Adjusting to India was hard (as I expected) but I grew to love a lot of things about it, especially the feel of the ashram. And the two-and-a-half months definitely impacted me, in ways I’m not even sure how to describe. But coming back to Vancouver was as important a part of the process. I wanted to maintain some of the mindful pacing and priorities and simplicity of the life we’d had in India. I knew it would probably slip away from me after readjusting to the West again, and in some ways it did. But I also became more determined to keep up my meditation, learn more about what I’d experienced, and keep a part of me in touch with the feeling that I’d had at the ashram. I learned more about Ramana Maharshi after I came back than I had before or during my trip; I learned what they were chanting every day, what the songs were, stories about Bhagavan’s life; I read other teachers with the same advaita vedanta philosophy, and saw the same ideas phrased in different ways, some of which were easier for me to connect to.
Eventually I started to feel more that I needed to come back, that it was time to explore more here again. There is a feeling here that I’m not sure how to write about, that I’ve never experienced anywhere else. I’ve caught moments of it in Canada, when in a quiet and still place both physically and mentally, but here it feels more like it’s part of the environment. What words could I use? Presence, stillness, state of flow, openness? People here will ascribe it to various things: Shiva, the mountain, Ramana Maharshi’s presence (though these three things are all considered the same). I’m not going to try to define it. I’m hesitant even to acknowledge that I feel it because I know how easy it is to sound like a new-age nutbar (and there are some extreme cases of this to be found in Tiru). But yes… there is something about this place.

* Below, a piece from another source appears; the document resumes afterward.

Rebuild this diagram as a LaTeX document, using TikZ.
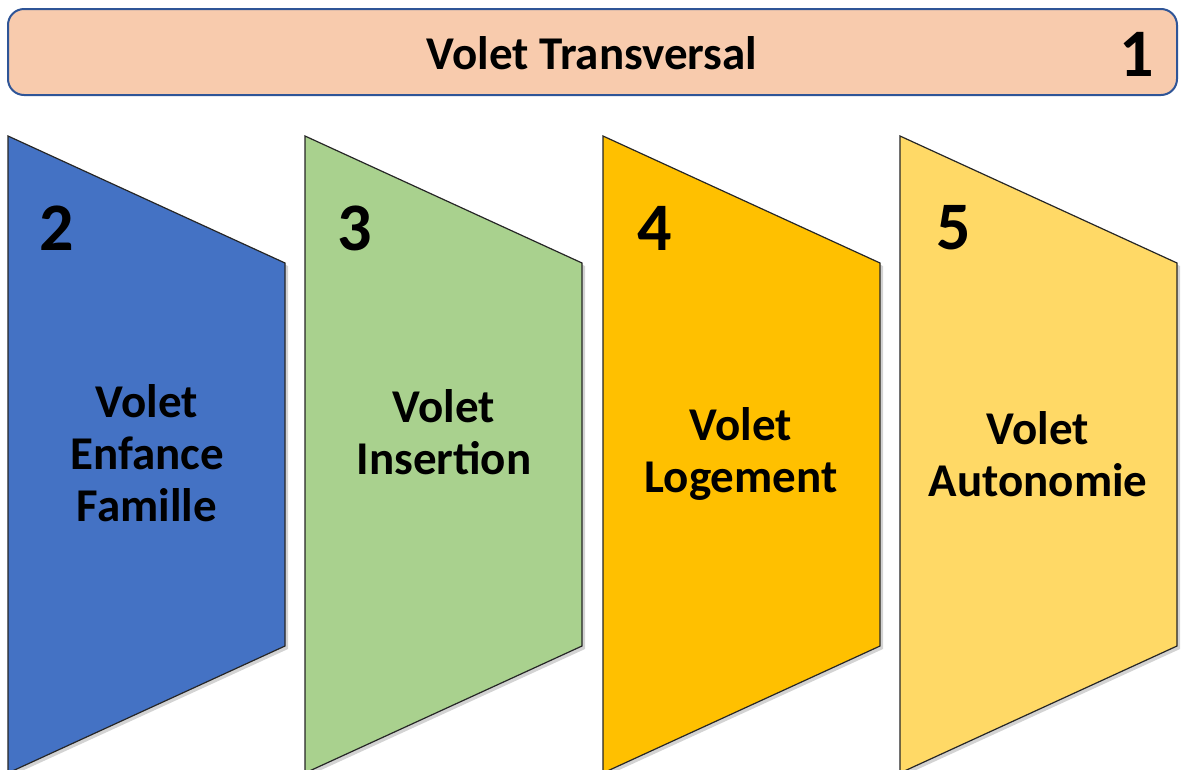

Incorporating the real world

An ashram dog visits the old dispensary
Tomorrow morning we’re moving in to an apartment about a five-minute walk from the Ashram. It’ll be nice to be so close – last time we were a scooter ride away, too far to walk. It looks like it’ll be reasonably quiet even though we’re close to town. It’s a newish building and fairly modern for Tiru. There’s construction sites immediately nearby, but since construction here is all manual and hardly any power tools, it’s not likely to be that disruptive. We’ll be crossing the busy, hectic main road to get to the ashram, and next week is the big Karthagai Deepam festival so it’s going to be crazier here than we’ve ever seen it. I’ll have to start working on my projects again, full-on deadline mode, so I’m trying to come to terms with that reality and letting myself think about work again without letting it take over my headspace. (I’m just hoping we have a desk and chair at the new place, as requested – you can’t count on these things in India…)
We’ll also have to fend for ourselves for food again, since we won’t have regular meals at the ashram any more. A few of our favourite places seem to have closed since we were here last, which means visiting some of our second-favourites and trying some new places. Our kitchen will be minimal and when good clean meals are $1-3 each, it hardly even makes sense to cook most of the time; I think of it more for quick breakfasts, and as a backup plan for when we’ve had some inevitable bad luck with food safety and just need to have safe, minimal white rice and yoghurt for a few days while recovering!
But although I’ll have to dive back into work and won’t have as much time to meditate and write, I’ll be here at the ashram at some point every day. We’ve made some friends here and it feels good to have the glimmerings of a sense of community. And when anything gets overwhelming, whether it’s a project deadline or the dizzying noise of Indian streets, it’s a relief to know that just down the street, there is a peace and stillness available, if you just take a bit of time to let it in.